[Rows from a dataset of charts and code]
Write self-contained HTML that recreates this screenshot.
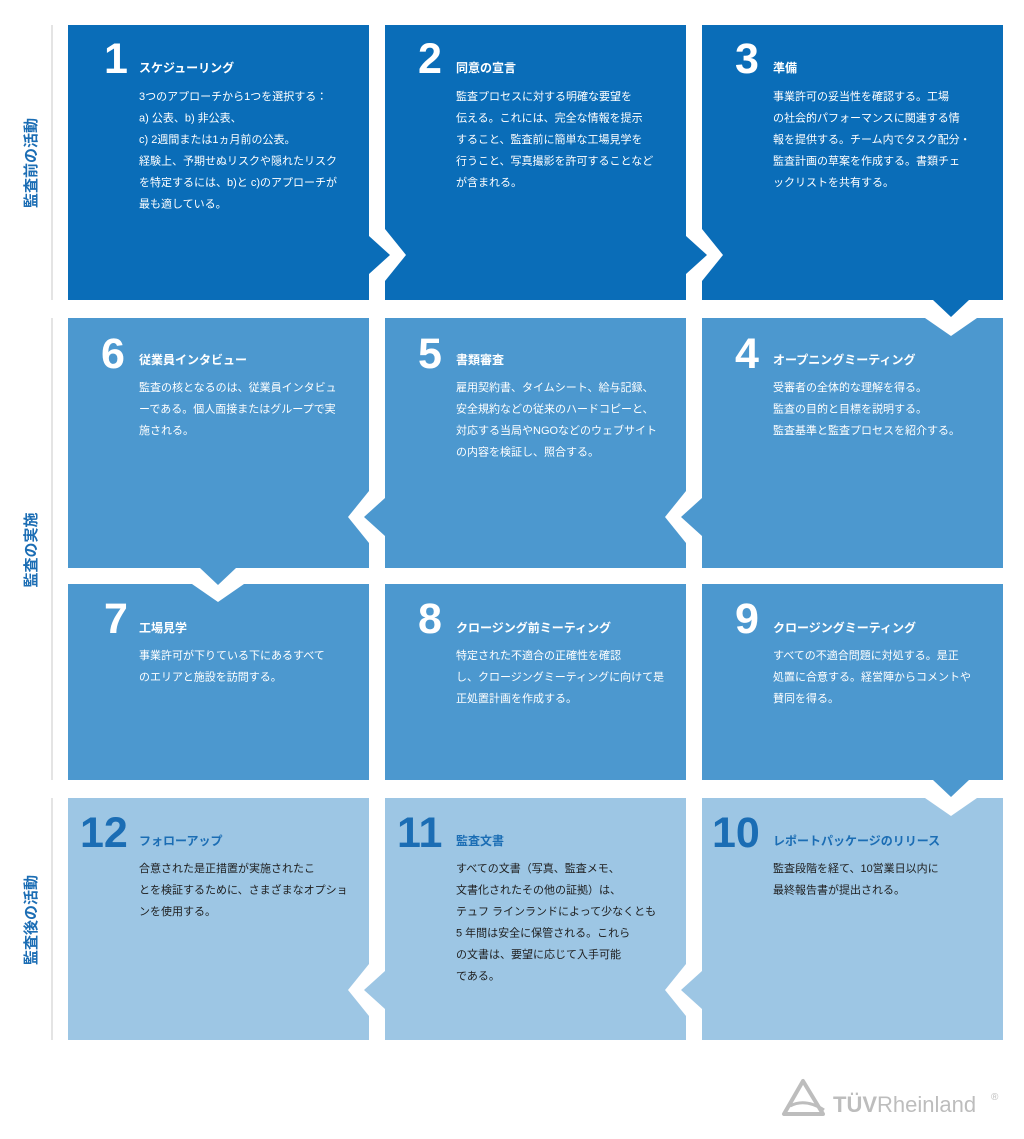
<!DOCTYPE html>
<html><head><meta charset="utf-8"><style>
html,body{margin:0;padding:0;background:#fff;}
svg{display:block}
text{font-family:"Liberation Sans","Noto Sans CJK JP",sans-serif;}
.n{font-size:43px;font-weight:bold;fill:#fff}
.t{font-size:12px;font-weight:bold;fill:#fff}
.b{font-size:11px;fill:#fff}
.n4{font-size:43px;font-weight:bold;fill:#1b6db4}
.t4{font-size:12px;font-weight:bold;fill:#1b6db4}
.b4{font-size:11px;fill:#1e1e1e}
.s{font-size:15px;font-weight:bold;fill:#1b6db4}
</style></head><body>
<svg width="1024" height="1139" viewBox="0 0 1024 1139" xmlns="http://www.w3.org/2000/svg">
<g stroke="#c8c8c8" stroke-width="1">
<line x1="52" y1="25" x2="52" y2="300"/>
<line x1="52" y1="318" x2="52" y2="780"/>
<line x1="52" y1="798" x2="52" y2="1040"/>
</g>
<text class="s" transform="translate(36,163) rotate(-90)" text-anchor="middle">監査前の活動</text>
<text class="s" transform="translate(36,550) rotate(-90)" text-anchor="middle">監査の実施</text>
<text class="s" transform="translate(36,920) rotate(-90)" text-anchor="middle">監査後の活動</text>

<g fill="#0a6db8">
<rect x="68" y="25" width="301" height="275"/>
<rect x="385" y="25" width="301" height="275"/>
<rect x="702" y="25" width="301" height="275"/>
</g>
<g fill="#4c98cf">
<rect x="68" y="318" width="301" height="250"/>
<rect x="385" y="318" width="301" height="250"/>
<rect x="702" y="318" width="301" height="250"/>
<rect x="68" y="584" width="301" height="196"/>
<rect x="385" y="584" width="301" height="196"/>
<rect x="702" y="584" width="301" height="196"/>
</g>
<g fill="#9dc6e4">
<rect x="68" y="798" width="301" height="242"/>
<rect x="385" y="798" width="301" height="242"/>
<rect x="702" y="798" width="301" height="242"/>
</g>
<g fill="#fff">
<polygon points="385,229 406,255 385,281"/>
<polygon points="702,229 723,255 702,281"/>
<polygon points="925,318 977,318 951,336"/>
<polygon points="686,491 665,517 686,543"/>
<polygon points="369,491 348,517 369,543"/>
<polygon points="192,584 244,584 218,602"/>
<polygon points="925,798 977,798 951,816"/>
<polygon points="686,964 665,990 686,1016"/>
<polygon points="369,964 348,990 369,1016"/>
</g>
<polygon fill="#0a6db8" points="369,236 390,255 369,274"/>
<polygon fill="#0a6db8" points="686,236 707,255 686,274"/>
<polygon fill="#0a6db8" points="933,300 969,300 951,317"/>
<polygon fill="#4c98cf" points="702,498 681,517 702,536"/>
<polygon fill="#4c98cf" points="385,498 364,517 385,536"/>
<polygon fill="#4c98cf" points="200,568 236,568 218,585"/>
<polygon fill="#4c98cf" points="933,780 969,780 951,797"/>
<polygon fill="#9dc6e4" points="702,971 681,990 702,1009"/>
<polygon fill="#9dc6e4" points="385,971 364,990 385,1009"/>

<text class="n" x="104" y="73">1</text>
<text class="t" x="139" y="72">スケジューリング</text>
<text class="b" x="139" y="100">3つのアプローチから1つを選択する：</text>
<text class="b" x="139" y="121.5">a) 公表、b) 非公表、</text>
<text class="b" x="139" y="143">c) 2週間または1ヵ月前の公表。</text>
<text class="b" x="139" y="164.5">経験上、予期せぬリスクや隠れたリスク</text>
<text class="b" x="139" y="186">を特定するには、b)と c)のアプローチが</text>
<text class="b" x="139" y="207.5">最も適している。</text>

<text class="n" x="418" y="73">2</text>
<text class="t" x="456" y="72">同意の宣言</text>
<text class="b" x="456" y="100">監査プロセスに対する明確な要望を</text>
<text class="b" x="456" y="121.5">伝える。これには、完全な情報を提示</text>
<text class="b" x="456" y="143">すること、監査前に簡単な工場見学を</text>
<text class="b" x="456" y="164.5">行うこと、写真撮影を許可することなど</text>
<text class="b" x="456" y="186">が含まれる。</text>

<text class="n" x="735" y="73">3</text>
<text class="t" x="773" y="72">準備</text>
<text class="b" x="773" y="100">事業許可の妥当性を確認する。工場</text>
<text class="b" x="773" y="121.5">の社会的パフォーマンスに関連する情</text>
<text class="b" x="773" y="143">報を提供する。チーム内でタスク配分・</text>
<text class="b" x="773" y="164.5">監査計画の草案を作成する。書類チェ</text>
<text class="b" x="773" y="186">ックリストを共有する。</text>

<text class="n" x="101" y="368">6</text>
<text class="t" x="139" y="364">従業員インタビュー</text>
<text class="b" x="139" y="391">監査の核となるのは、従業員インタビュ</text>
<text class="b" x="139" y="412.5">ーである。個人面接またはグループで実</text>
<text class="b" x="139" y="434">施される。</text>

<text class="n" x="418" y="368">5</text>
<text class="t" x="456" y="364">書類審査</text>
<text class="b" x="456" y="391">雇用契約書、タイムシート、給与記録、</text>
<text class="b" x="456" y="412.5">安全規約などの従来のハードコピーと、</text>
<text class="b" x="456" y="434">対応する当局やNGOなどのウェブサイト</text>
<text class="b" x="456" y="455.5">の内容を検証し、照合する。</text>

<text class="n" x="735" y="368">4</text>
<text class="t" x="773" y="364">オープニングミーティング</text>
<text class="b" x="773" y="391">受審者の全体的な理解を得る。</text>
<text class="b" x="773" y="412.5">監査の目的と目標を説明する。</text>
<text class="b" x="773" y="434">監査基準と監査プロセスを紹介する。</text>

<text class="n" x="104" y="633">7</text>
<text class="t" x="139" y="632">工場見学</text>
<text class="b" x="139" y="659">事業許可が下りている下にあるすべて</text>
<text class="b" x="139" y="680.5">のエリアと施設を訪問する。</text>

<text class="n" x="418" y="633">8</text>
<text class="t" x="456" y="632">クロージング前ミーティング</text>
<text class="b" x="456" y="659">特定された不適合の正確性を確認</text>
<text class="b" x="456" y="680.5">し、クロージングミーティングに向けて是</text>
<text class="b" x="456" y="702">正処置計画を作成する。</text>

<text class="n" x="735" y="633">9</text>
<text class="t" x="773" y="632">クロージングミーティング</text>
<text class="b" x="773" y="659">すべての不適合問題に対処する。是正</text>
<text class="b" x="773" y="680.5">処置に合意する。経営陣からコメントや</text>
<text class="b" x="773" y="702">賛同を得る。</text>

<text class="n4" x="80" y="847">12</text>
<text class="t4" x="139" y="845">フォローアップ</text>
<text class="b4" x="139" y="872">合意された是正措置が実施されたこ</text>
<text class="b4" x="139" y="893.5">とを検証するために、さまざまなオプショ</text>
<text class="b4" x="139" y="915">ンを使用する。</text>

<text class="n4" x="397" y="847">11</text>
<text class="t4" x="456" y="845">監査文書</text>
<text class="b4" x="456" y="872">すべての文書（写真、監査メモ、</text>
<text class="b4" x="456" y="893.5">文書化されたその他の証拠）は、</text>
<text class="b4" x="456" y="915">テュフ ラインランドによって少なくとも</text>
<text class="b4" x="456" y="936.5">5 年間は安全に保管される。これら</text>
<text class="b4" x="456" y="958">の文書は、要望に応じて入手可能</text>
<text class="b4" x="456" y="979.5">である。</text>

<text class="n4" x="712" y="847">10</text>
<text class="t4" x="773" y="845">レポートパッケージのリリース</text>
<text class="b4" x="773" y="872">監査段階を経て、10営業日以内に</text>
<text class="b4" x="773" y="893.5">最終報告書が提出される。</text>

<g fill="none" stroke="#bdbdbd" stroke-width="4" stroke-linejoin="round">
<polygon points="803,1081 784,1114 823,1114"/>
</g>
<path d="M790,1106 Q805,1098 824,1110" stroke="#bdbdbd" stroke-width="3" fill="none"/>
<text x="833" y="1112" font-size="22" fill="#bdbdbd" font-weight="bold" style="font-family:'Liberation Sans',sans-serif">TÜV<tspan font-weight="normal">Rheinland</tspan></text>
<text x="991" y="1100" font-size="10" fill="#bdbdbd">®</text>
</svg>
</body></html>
==
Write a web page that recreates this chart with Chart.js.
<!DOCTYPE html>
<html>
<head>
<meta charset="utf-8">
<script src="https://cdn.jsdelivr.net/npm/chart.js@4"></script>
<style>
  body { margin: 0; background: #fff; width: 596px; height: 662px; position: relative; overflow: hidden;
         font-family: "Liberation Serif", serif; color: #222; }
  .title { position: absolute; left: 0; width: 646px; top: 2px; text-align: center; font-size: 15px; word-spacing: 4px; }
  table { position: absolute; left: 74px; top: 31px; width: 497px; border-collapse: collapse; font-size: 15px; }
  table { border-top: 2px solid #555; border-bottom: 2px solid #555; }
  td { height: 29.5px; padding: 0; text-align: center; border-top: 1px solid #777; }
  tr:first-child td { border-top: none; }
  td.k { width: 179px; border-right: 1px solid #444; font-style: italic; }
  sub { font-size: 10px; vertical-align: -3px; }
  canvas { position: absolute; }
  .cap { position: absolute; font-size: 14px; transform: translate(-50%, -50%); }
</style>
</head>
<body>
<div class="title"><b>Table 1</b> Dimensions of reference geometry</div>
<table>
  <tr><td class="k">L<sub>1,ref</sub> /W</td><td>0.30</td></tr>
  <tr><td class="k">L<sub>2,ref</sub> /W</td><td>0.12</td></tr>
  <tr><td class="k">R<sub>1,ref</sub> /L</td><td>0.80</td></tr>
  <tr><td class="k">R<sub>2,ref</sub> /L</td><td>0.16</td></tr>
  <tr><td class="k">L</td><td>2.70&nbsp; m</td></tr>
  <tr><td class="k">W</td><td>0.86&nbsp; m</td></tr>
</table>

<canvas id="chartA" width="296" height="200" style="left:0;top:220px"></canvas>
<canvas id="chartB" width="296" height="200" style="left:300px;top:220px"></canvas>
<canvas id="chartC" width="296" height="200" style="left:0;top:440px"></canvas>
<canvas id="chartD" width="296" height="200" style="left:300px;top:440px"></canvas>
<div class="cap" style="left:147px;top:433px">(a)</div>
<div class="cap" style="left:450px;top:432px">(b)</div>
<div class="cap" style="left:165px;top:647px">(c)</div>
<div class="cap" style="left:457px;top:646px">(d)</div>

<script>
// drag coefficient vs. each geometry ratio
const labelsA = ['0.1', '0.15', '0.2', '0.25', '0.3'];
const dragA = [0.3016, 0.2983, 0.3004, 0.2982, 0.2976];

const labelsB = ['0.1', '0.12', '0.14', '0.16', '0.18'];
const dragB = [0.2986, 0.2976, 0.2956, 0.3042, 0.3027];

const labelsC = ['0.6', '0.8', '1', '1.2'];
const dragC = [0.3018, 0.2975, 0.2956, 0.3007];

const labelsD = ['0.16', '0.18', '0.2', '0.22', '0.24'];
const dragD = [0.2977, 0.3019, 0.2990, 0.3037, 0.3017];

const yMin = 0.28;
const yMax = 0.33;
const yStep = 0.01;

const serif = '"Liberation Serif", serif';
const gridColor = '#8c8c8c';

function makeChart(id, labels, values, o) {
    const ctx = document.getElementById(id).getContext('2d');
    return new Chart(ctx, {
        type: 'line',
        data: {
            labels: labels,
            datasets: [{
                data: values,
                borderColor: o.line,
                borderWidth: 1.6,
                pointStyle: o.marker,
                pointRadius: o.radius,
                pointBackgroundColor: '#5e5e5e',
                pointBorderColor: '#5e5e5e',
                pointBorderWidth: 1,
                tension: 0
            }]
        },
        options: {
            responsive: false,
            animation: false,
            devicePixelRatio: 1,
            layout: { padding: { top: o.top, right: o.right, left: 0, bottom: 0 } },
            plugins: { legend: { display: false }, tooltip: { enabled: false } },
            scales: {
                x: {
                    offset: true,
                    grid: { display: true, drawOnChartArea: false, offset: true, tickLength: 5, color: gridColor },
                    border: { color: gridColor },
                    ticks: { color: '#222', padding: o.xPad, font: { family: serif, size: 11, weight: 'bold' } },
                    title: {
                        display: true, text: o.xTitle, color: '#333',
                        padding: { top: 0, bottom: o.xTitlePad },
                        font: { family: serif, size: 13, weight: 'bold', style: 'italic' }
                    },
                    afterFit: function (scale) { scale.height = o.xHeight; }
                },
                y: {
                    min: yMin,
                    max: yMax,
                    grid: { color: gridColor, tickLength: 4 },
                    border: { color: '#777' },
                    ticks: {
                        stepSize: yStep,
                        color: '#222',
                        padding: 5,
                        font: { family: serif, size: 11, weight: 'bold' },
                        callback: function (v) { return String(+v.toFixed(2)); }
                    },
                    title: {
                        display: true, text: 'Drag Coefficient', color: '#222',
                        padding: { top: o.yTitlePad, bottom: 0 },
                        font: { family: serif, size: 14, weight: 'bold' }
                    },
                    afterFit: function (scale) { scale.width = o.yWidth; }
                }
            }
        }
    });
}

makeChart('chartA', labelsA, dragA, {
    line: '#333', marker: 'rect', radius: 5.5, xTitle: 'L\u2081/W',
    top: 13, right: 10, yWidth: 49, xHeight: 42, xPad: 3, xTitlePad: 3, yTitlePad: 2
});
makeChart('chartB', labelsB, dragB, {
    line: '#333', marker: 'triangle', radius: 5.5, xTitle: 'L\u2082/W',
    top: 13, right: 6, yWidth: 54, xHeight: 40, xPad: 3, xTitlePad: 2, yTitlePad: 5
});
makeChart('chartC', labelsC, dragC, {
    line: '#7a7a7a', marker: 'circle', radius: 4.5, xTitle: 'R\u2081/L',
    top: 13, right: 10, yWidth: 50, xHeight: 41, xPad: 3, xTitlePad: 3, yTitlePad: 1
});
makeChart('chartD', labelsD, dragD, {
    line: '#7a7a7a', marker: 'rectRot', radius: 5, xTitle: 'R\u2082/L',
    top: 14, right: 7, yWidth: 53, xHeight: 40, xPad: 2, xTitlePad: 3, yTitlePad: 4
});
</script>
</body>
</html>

→ TASK INSTRUCTIONS:
Looking at the data above, show all lines where the word "that" occurs.

→ FINISHED ANSWER:
Write self-contained HTML that recreates this screenshot.
Write a web page that recreates this chart with Chart.js.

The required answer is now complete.